Financial institutions operating in the region have long struggled with the disparity between the letter of the law and practical execution. When possession applications languish in backlogged dockets—often for months or years—the resulting liquidity strain impacts the net interest margins of regional lenders. By imposing a rigid 60-day cap on the disposal of these cases, the High Court is forcing a reduction in the time-to-recovery metric. For entities like Punjab National Bank, which featured prominently in the case that triggered this ruling, this provides a clear pathway to cleaning up balance sheets faster. Faster liquidation of secured assets reduces the carrying costs associated with distressed debt and improves the overall capital adequacy ratios of banks struggling with long-dated NPAs.

The Forensic View: Operational Risks and Regulatory Hurdles

While the mandate provides a clear operational tailwind, it ignores the structural realities of the district judiciary. Mandating speed does not necessarily provide the additional administrative staff or resources required for magistrates to process the sheer volume of pending applications. A potential risk remains that magistrates, feeling pressured by the 60-day deadline, may commit procedural errors in the rush to comply. This could lead to a spike in secondary litigation from borrowers challenging the possession process on the grounds of technical non-compliance. Investors should watch for whether this directive leads to a cleaner recovery environment or simply shifts the legal bottleneck from the magistracy to the appellate levels.
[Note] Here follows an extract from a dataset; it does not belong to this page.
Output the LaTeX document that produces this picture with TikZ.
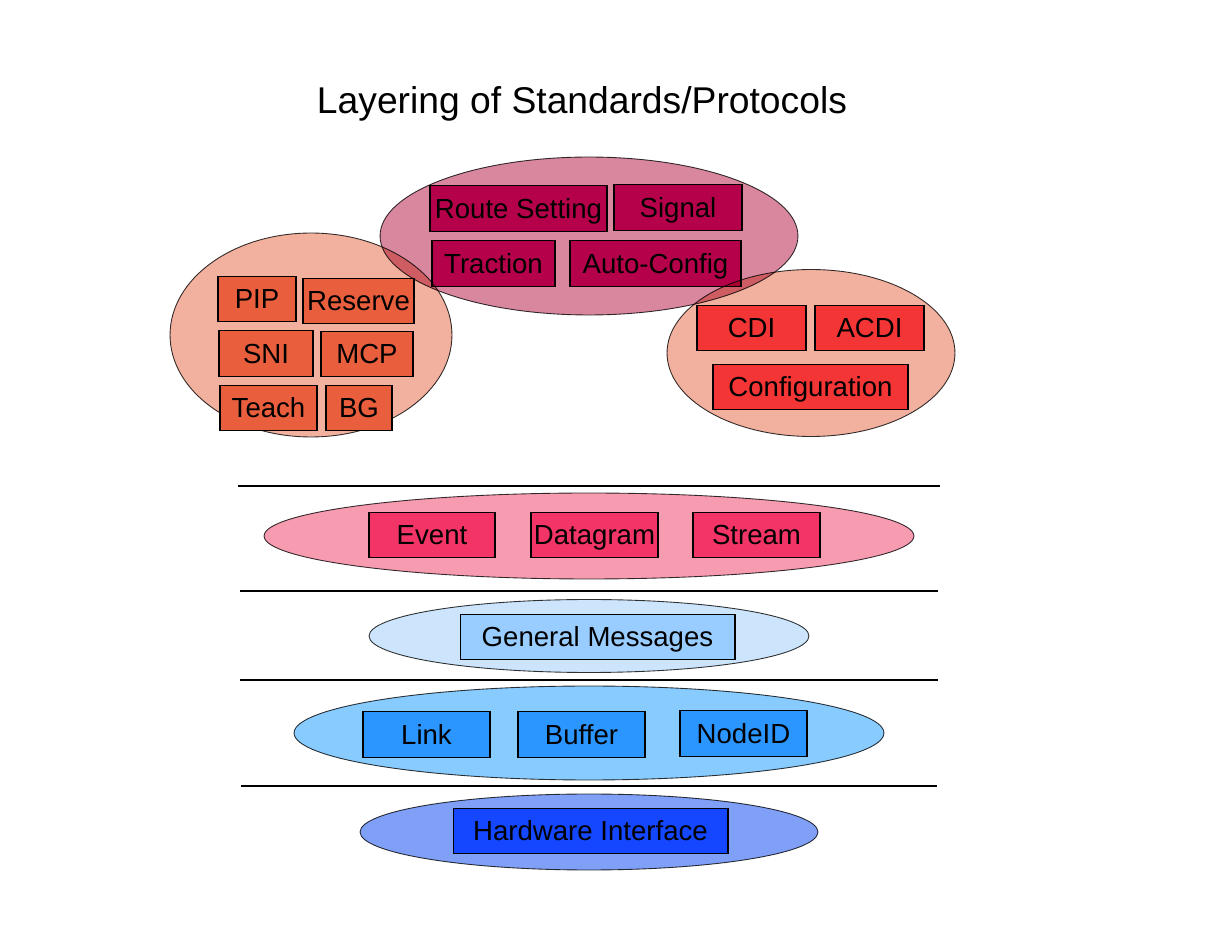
\documentclass[tikz,border=0pt]{standalone}
\usepackage{fontspec}
\setmainfont{Liberation Sans}
\usetikzlibrary{shapes.geometric}

\definecolor{topGroup}{HTML}{D9879F}
\definecolor{topBox}{HTML}{B5004A}
\definecolor{sideGroup}{HTML}{F2B09E}
\definecolor{leftBox}{HTML}{E95F3E}
\definecolor{rightBox}{HTML}{F33535}
\definecolor{msgGroup}{HTML}{F79BB0}
\definecolor{msgBox}{HTML}{F23466}
\definecolor{genGroup}{HTML}{CCE5FC}
\definecolor{genBox}{HTML}{99CCFF}
\definecolor{linkGroup}{HTML}{88CCFF}
\definecolor{linkBox}{HTML}{2B96FF}
\definecolor{hwGroup}{HTML}{80A0F8}
\definecolor{hwBox}{HTML}{1447FF}

\begin{document}
\begin{tikzpicture}[
    x=0.02cm, y=-0.02cm,
    every node/.style={align=center},
    group/.style={ellipse, draw=black!80, line width=0.5pt, inner sep=0pt, blend mode=multiply},
    proto/.style={rectangle, draw=black, line width=0.6pt, minimum height=0.91cm, inner sep=1pt, text height=11.2pt, text depth=0pt, font=\fontsize{15.7}{18}\selectfont},
    title/.style={font=\fontsize{21.2}{25}\selectfont},
    layer/.style={line width=1.2pt}
]
    \useasboundingbox (0,0) rectangle (1232,952);

    % Title
    \node[title] (heading) at (582,104) {Layering of Standards/Protocols};

    % Top group
    \node[group, fill=topGroup, minimum width=8.36cm, minimum height=3.16cm] (topset) at (589,236) {};
    \node[proto, fill=topBox, minimum width=3.54cm] (route) at (518.5,208.5) {Route Setting};
    \node[proto, fill=topBox, minimum width=2.56cm] (signal) at (678,207.5) {Signal};
    \node[proto, fill=topBox, minimum width=2.46cm] (traction) at (493.5,263.5) {Traction};
    \node[proto, fill=topBox, minimum width=3.42cm] (autoconfig) at (655.5,263.5) {Auto-Config};

    % Right group
    \node[group, fill=sideGroup, minimum width=5.76cm, minimum height=3.34cm] (rightset) at (811,353) {};
    \node[proto, fill=rightBox, minimum width=2.18cm] (cdi) at (751.5,328) {CDI};
    \node[proto, fill=rightBox, minimum width=2.18cm] (acdi) at (869.5,328) {ACDI};
    \node[proto, fill=rightBox, minimum width=3.9cm] (config) at (810.5,387) {Configuration};

    % Left group
    \node[group, fill=sideGroup, minimum width=5.64cm, minimum height=4.08cm] (leftset) at (311,335) {};
    \node[proto, fill=leftBox, minimum width=1.56cm] (pip) at (257,299) {PIP};
    \node[proto, fill=leftBox, minimum width=2.22cm] (reserve) at (358.5,301) {Reserve};
    \node[proto, fill=leftBox, minimum width=1.88cm] (sni) at (266,353.5) {SNI};
    \node[proto, fill=leftBox, minimum width=1.84cm] (mcp) at (367,354) {MCP};
    \node[proto, fill=leftBox, minimum width=1.94cm] (teach) at (268.5,408) {Teach};
    \node[proto, fill=leftBox, minimum width=1.32cm] (bg) at (359,408) {BG};

    % Layer separators
    \coordinate (sepAw) at (238,486);  \coordinate (sepAe) at (940,486);
    \coordinate (sepBw) at (240,591);  \coordinate (sepBe) at (938,591);
    \coordinate (sepCw) at (240,680);  \coordinate (sepCe) at (938,680);
    \coordinate (sepDw) at (241,786);  \coordinate (sepDe) at (937,786);
    \draw[layer] (sepAw) -- (sepAe);
    \draw[layer] (sepBw) -- (sepBe);
    \draw[layer] (sepCw) -- (sepCe);
    \draw[layer] (sepDw) -- (sepDe);

    % Transport layer
    \node[group, fill=msgGroup, minimum width=13cm, minimum height=1.72cm] (transport) at (589,536) {};
    \node[proto, fill=msgBox, minimum width=2.52cm] (event) at (432,535) {Event};
    \node[proto, fill=msgBox, minimum width=2.54cm] (datagram) at (594.5,535) {Datagram};
    \node[proto, fill=msgBox, minimum width=2.54cm] (stream) at (756.5,535) {Stream};

    % Message layer
    \node[group, fill=genGroup, minimum width=8.8cm, minimum height=1.46cm] (messages) at (589,636) {};
    \node[proto, fill=genBox, minimum width=5.5cm] (general) at (597.5,637) {General Messages};

    % Link layer
    \node[group, fill=linkGroup, minimum width=11.8cm, minimum height=1.88cm] (linklayer) at (589,733) {};
    \node[proto, fill=linkBox, minimum width=2.54cm] (link) at (426.5,734.5) {Link};
    \node[proto, fill=linkBox, minimum width=2.54cm] (buffer) at (581.5,734.5) {Buffer};
    \node[proto, fill=linkBox, minimum width=2.54cm] (nodeid) at (743.5,733.5) {NodeID};

    % Physical layer
    \node[group, fill=hwGroup, minimum width=9.16cm, minimum height=1.52cm] (physical) at (589,832) {};
    \node[proto, fill=hwBox, minimum width=5.5cm] (hardware) at (590.5,831) {Hardware Interface};
\end{tikzpicture}
\end{document}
Competitive Benchmarking and Sectoral Outlook

This ruling aligns with broader national efforts to streamline the insolvency and bankruptcy framework. Compared to other jurisdictions where recovery is often stalled by aggressive borrower stay orders, Tamil Nadu’s new directive creates a more lender-friendly environment. As banks increasingly rely on the disposal of non-core assets to maintain profitability in a high-interest-rate environment, the ability to convert stalled collateral into cash is critical. The long-term success of this directive hinges on whether other High Courts adopt similar interpretations, potentially creating a standardized, high-speed recovery corridor for banks nationwide.